My daughter is downstairs in the bath. I can hear her giggling as my wife plays with her. The laughter floats up like birdsong. Bang, thump, giggle. Now she’s out of the bath and she’s talking, although I can’t quite hear what she’s saying.
My wife got home late from work and was getting ready to give her a bath, when she said “I want daddy to give me a bath, I love him more than you”. I felt uncomfortable; my wife a little heartbroken. This all started a couple of weeks ago. I’m not sure if it means the balance has shifted too far, or if it’s a natural reaction to the at-home parent. But it is a difficult problem to solve. How can you advise who to love?
It all goes silent. Suddenly the day of swimming, nursery, TV, shopping, collapses in on top of her and she is a crumpled heap on the floor with her thumb in her mouth and a towel round her, wanting to be cradled and cooed to, like a baby. I can imagine my wife holding her and kissing her damp forehead through the comma curls.
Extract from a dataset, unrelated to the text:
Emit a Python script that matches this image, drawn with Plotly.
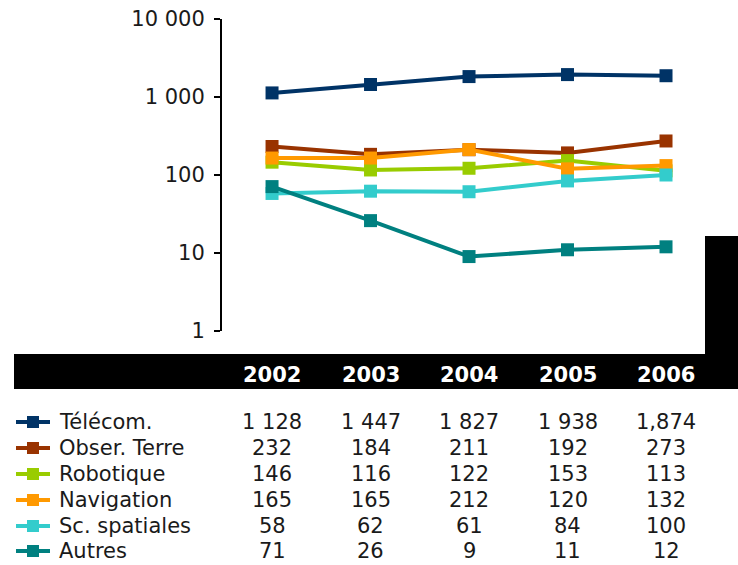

Now they’re next door in her bedroom. There’s laughing again and my wife is joking with her and my daughter says “You’re pulling my leg”, which is a useful phrase to know in our house. My wife tries to persuade her to go downstairs and brush her teeth. More giggling. She gives up and tickles her instead.
Eventually they go back down to the bathroom and she brushes her teeth. Then it’s my turn to read stories. She sniffles a little. Earlier she said to me, sniffling, “Daddy, one of my noses (sic) can’t sniff. Look!” I peered forward thinking she was going to sniff in, but instead she blew out through her nose, covering my face in a fine spray of snot.
Now she is in bed, eyes closed, circled by soft toys like a portrait in oil. She usually asks for more milk at this point, but since she is usually asleep by the time I come back, I no longer come back. Tonight she says. “You don’t normally bring the milk, do you daddy?” I grin guiltily and wonder when she started noticing.